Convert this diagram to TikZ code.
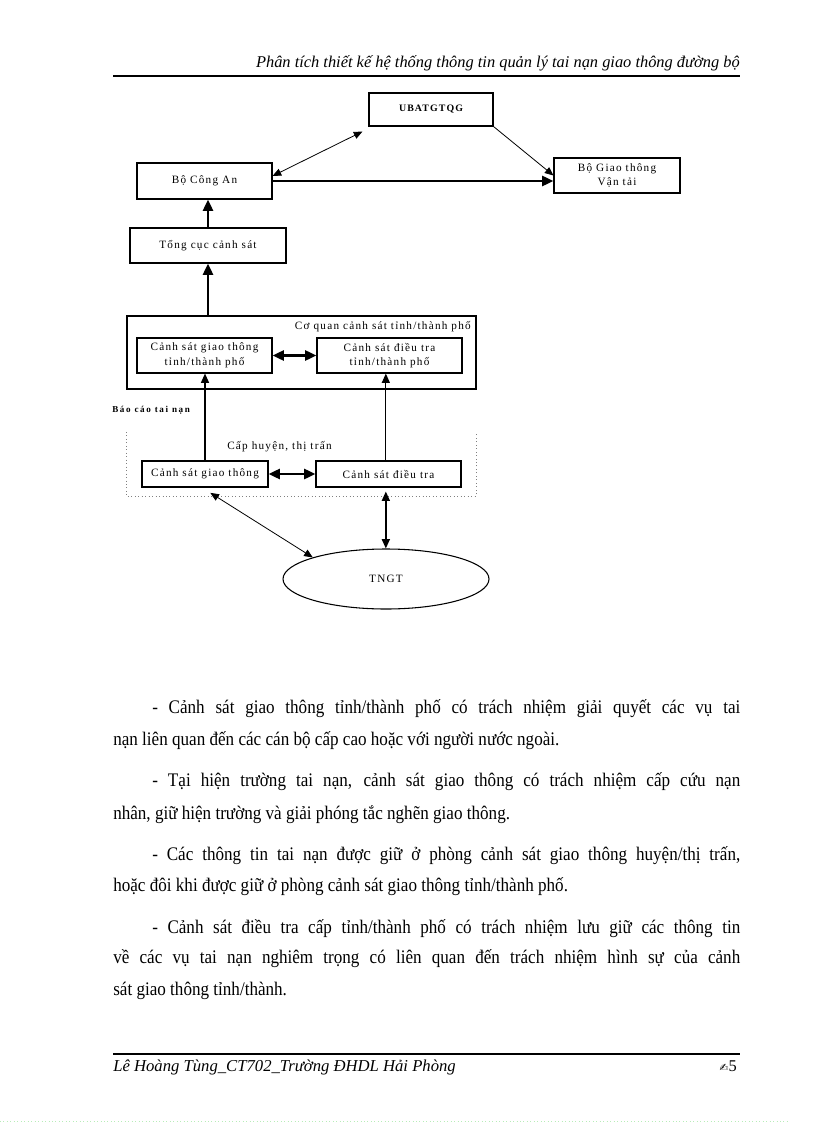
\documentclass[tikz,border=0pt]{standalone}
\usepackage{fontspec}
\setmainfont{Liberation Serif}
\newfontfamily\dg[LetterSpace=11]{Liberation Serif}
\newfontfamily\dgs[LetterSpace=18]{Liberation Serif}
\newfontfamily\bodyf[FakeStretch=0.89]{Liberation Serif}
\newfontfamily\symf{DejaVu Sans}
\usetikzlibrary{arrows.meta,shapes.geometric}
\begin{document}
\begin{tikzpicture}[x=0.75pt,y=-0.75pt,
  box/.style={draw,line width=0.8pt,inner sep=0pt,align=center,font=\dg\fontsize{8.4}{11}\selectfont},
  lbl/.style={inner sep=0pt,font=\dg\fontsize{8.4}{11}\selectfont},
  body/.style={inner sep=0pt,anchor=base west,font=\bodyf\fontsize{14.4}{17}\selectfont},
  thk/.style={line width=1.9pt,-{Triangle[length=8.5pt,width=7.5pt]}},
  thkb/.style={line width=1.9pt,{Triangle[length=8.5pt,width=7.5pt]}-{Triangle[length=8.5pt,width=7.5pt]}},
  med/.style={line width=1.1pt,-{Triangle[length=7pt,width=6pt]}},
  medb/.style={line width=1.1pt,{Triangle[length=7pt,width=6pt]}-{Triangle[length=7pt,width=6pt]}},
  thn/.style={line width=0.6pt,-{Triangle[length=6.5pt,width=5.5pt]}},
  thnb/.style={line width=0.6pt,{Triangle[length=6.5pt,width=5.5pt]}-{Triangle[length=6.5pt,width=5.5pt]}}]
\useasboundingbox (0,0) rectangle (816,1123);
\fill[white] (0,0) rectangle (816,1123);

% header
\node[inner sep=0pt,anchor=base east,font=\itshape\fontsize{12.3}{14}\selectfont] (hdr) at (740,68) {Phân tích thiết kế hệ thống thông tin quản lý tai nạn giao thông đường bộ};
\draw[line width=0.8pt] (113,76) -- (740,76);

% diagram nodes
\node[box,minimum width=93pt,minimum height=24.75pt,font=\dg\bfseries\fontsize{7.4}{10}\selectfont] (uba) at (431,109.5) {UBATGTQG};
\node[box,minimum width=101.25pt,minimum height=27pt] (bca) at (204.5,181) {Bộ Công An};
\node[box,minimum width=94.5pt,minimum height=26.25pt] (bgt) at (617,175.5) {Bộ Giao thông\\Vận tải};
\node[box,minimum width=117pt,minimum height=26.25pt] (tcs) at (208,245.5) {Tổng cục cảnh sát};
\node[box,minimum width=261.75pt,minimum height=54.75pt] (cq) at (301.5,352.5) {};
\node[lbl,anchor=east] (cqlbl) at (471,327) {Cơ quan cảnh sát tỉnh/thành phố};
\node[box,minimum width=101.25pt,minimum height=26.25pt] (csgtt) at (204.5,355.5) {Cảnh sát giao thông\\tỉnh/thành phố};
\node[box,minimum width=108.75pt,minimum height=26.25pt] (csdtt) at (389.5,355.5) {Cảnh sát điều tra\\tỉnh/thành phố};
\node[inner sep=0pt,anchor=west,font=\dgs\bfseries\fontsize{6.8}{8}\selectfont] (bc) at (112,410) {Báo cáo tai nạn};
\draw[line width=0.6pt,dotted,gray] (126,432) -- (126,496) -- (476,496) -- (476,432);
\node[lbl,anchor=west] (cap) at (227,447) {Cấp huyện, thị trấn};
\node[box,minimum width=94.5pt,minimum height=19.5pt] (csgth) at (205,474) {Cảnh sát giao thông};
\node[box,minimum width=108.75pt,minimum height=19.5pt] (csdth) at (388.5,474) {Cảnh sát điều tra};
\node[draw,line width=0.8pt,ellipse,minimum width=154.5pt,minimum height=45pt,inner sep=0pt,font=\dg\fontsize{8.4}{11}\selectfont] (tngt) at (386,579) {TNGT};

% connectors
\draw[thk] (tcs.north) -- (tcs.north |- bca.south);
\draw[thk] (tcs.south |- cq.north) -- (tcs.south);
\draw[thk] (bca.east) -- (bca.east -| bgt.west);
\draw[thnb] ([yshift=3.75pt]bca.east) -- ([xshift=-4.5pt,yshift=-3.75pt]uba.south west);
\draw[thn] (uba.south east) -- (bgt.west);
\draw[thkb] (csgtt) -- (csdtt);
\draw[med] (csgth.north) -- (csgth.north |- csgtt.south);
\draw[med,line width=0.8pt] ([xshift=-2pt]csdth.north) -- ([xshift=-2pt]csdth.north |- csdtt.south);
\draw[thkb] (csgth) -- (csdth);
\draw[thnb] ([xshift=4pt,yshift=-4pt]csgth.south) -- (tngt.north west);
\draw[medb] ([xshift=-2pt,yshift=-3pt]csdth.south) -- ([xshift=-2pt]csdth.south |- tngt.north);

% body text
\node[body] (l1) at (152,713) {\makebox[441pt][s]{- Cảnh sát giao thông tỉnh/thành phố có trách nhiệm giải quyết các vụ tai}};
\node[body] (l2) at (113,745) {nạn liên quan đến các cán bộ cấp cao hoặc với người nước ngoài.};
\node[body] (l3) at (152,786) {\makebox[441pt][s]{- Tại hiện trường tai nạn, cảnh sát giao thông có trách nhiệm cấp cứu nạn}};
\node[body] (l4) at (113,819) {nhân, giữ hiện trường và giải phóng tắc nghẽn giao thông.};
\node[body] (l5) at (152,860) {\makebox[441pt][s]{- Các thông tin tai nạn được giữ ở phòng cảnh sát giao thông huyện/thị trấn,}};
\node[body] (l6) at (113,891) {hoặc đôi khi được giữ ở phòng cảnh sát giao thông tỉnh/thành phố.};
\node[body] (l7) at (152,933) {\makebox[441pt][s]{- Cảnh sát điều tra cấp tỉnh/thành phố có trách nhiệm lưu giữ các thông tin}};
\node[body] (l8) at (113,963) {\makebox[470.25pt][s]{về các vụ tai nạn nghiêm trọng có liên quan đến trách nhiệm hình sự của cảnh}};
\node[body] (l9) at (113,995) {sát giao thông tỉnh/thành.};

% footer
\draw[line width=0.8pt] (113,1054) -- (740,1054);
\node[inner sep=0pt,anchor=base west,font=\itshape\fontsize{12.5}{14}\selectfont] (ftr) at (113,1071) {Lê Hoàng Tùng\_CT702\_Trường ĐHDL Hải Phòng};
\node[inner sep=0pt,anchor=base east,font=\fontsize{12.3}{14}\selectfont] (pg) at (737,1071) {{\symf\fontsize{8}{10}\selectfont ✍}5};
\draw[green!60!gray!35,dotted,line width=0.6pt] (0,1121) -- (790,1121);
\end{tikzpicture}
\end{document}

YOUR TASK
Return the whole listing, word for word, and leave out every picture.

EXERCISE ANSWER
Convert this diagram to TikZ code.
\documentclass[tikz,border=0pt]{standalone}
\usepackage{fontspec}
\setmainfont{Liberation Serif}
\newfontfamily\dg[LetterSpace=11]{Liberation Serif}
\newfontfamily\dgs[LetterSpace=18]{Liberation Serif}
\newfontfamily\bodyf[FakeStretch=0.89]{Liberation Serif}
\newfontfamily\symf{DejaVu Sans}
\usetikzlibrary{arrows.meta,shapes.geometric}
\begin{document}
\begin{tikzpicture}[x=0.75pt,y=-0.75pt,
  box/.style={draw,line width=0.8pt,inner sep=0pt,align=center,font=\dg\fontsize{8.4}{11}\selectfont},
  lbl/.style={inner sep=0pt,font=\dg\fontsize{8.4}{11}\selectfont},
  body/.style={inner sep=0pt,anchor=base west,font=\bodyf\fontsize{14.4}{17}\selectfont},
  thk/.style={line width=1.9pt,-{Triangle[length=8.5pt,width=7.5pt]}},
  thkb/.style={line width=1.9pt,{Triangle[length=8.5pt,width=7.5pt]}-{Triangle[length=8.5pt,width=7.5pt]}},
  med/.style={line width=1.1pt,-{Triangle[length=7pt,width=6pt]}},
  medb/.style={line width=1.1pt,{Triangle[length=7pt,width=6pt]}-{Triangle[length=7pt,width=6pt]}},
  thn/.style={line width=0.6pt,-{Triangle[length=6.5pt,width=5.5pt]}},
  thnb/.style={line width=0.6pt,{Triangle[length=6.5pt,width=5.5pt]}-{Triangle[length=6.5pt,width=5.5pt]}}]
\useasboundingbox (0,0) rectangle (816,1123);
\fill[white] (0,0) rectangle (816,1123);

% header
\node[inner sep=0pt,anchor=base east,font=\itshape\fontsize{12.3}{14}\selectfont] (hdr) at (740,68) {Phân tích thiết kế hệ thống thông tin quản lý tai nạn giao thông đường bộ};
\draw[line width=0.8pt] (113,76) -- (740,76);

% diagram nodes
\node[box,minimum width=93pt,minimum height=24.75pt,font=\dg\bfseries\fontsize{7.4}{10}\selectfont] (uba) at (431,109.5) {UBATGTQG};
\node[box,minimum width=101.25pt,minimum height=27pt] (bca) at (204.5,181) {Bộ Công An};
\node[box,minimum width=94.5pt,minimum height=26.25pt] (bgt) at (617,175.5) {Bộ Giao thông\\Vận tải};
\node[box,minimum width=117pt,minimum height=26.25pt] (tcs) at (208,245.5) {Tổng cục cảnh sát};
\node[box,minimum width=261.75pt,minimum height=54.75pt] (cq) at (301.5,352.5) {};
\node[lbl,anchor=east] (cqlbl) at (471,327) {Cơ quan cảnh sát tỉnh/thành phố};
\node[box,minimum width=101.25pt,minimum height=26.25pt] (csgtt) at (204.5,355.5) {Cảnh sát giao thông\\tỉnh/thành phố};
\node[box,minimum width=108.75pt,minimum height=26.25pt] (csdtt) at (389.5,355.5) {Cảnh sát điều tra\\tỉnh/thành phố};
\node[inner sep=0pt,anchor=west,font=\dgs\bfseries\fontsize{6.8}{8}\selectfont] (bc) at (112,410) {Báo cáo tai nạn};
\draw[line width=0.6pt,dotted,gray] (126,432) -- (126,496) -- (476,496) -- (476,432);
\node[lbl,anchor=west] (cap) at (227,447) {Cấp huyện, thị trấn};
\node[box,minimum width=94.5pt,minimum height=19.5pt] (csgth) at (205,474) {Cảnh sát giao thông};
\node[box,minimum width=108.75pt,minimum height=19.5pt] (csdth) at (388.5,474) {Cảnh sát điều tra};
\node[draw,line width=0.8pt,ellipse,minimum width=154.5pt,minimum height=45pt,inner sep=0pt,font=\dg\fontsize{8.4}{11}\selectfont] (tngt) at (386,579) {TNGT};

% connectors
\draw[thk] (tcs.north) -- (tcs.north |- bca.south);
\draw[thk] (tcs.south |- cq.north) -- (tcs.south);
\draw[thk] (bca.east) -- (bca.east -| bgt.west);
\draw[thnb] ([yshift=3.75pt]bca.east) -- ([xshift=-4.5pt,yshift=-3.75pt]uba.south west);
\draw[thn] (uba.south east) -- (bgt.west);
\draw[thkb] (csgtt) -- (csdtt);
\draw[med] (csgth.north) -- (csgth.north |- csgtt.south);
\draw[med,line width=0.8pt] ([xshift=-2pt]csdth.north) -- ([xshift=-2pt]csdth.north |- csdtt.south);
\draw[thkb] (csgth) -- (csdth);
\draw[thnb] ([xshift=4pt,yshift=-4pt]csgth.south) -- (tngt.north west);
\draw[medb] ([xshift=-2pt,yshift=-3pt]csdth.south) -- ([xshift=-2pt]csdth.south |- tngt.north);

% body text
\node[body] (l1) at (152,713) {\makebox[441pt][s]{- Cảnh sát giao thông tỉnh/thành phố có trách nhiệm giải quyết các vụ tai}};
\node[body] (l2) at (113,745) {nạn liên quan đến các cán bộ cấp cao hoặc với người nước ngoài.};
\node[body] (l3) at (152,786) {\makebox[441pt][s]{- Tại hiện trường tai nạn, cảnh sát giao thông có trách nhiệm cấp cứu nạn}};
\node[body] (l4) at (113,819) {nhân, giữ hiện trường và giải phóng tắc nghẽn giao thông.};
\node[body] (l5) at (152,860) {\makebox[441pt][s]{- Các thông tin tai nạn được giữ ở phòng cảnh sát giao thông huyện/thị trấn,}};
\node[body] (l6) at (113,891) {hoặc đôi khi được giữ ở phòng cảnh sát giao thông tỉnh/thành phố.};
\node[body] (l7) at (152,933) {\makebox[441pt][s]{- Cảnh sát điều tra cấp tỉnh/thành phố có trách nhiệm lưu giữ các thông tin}};
\node[body] (l8) at (113,963) {\makebox[470.25pt][s]{về các vụ tai nạn nghiêm trọng có liên quan đến trách nhiệm hình sự của cảnh}};
\node[body] (l9) at (113,995) {sát giao thông tỉnh/thành.};

% footer
\draw[line width=0.8pt] (113,1054) -- (740,1054);
\node[inner sep=0pt,anchor=base west,font=\itshape\fontsize{12.5}{14}\selectfont] (ftr) at (113,1071) {Lê Hoàng Tùng\_CT702\_Trường ĐHDL Hải Phòng};
\node[inner sep=0pt,anchor=base east,font=\fontsize{12.3}{14}\selectfont] (pg) at (737,1071) {{\symf\fontsize{8}{10}\selectfont ✍}5};
\draw[green!60!gray!35,dotted,line width=0.6pt] (0,1121) -- (790,1121);
\end{tikzpicture}
\end{document}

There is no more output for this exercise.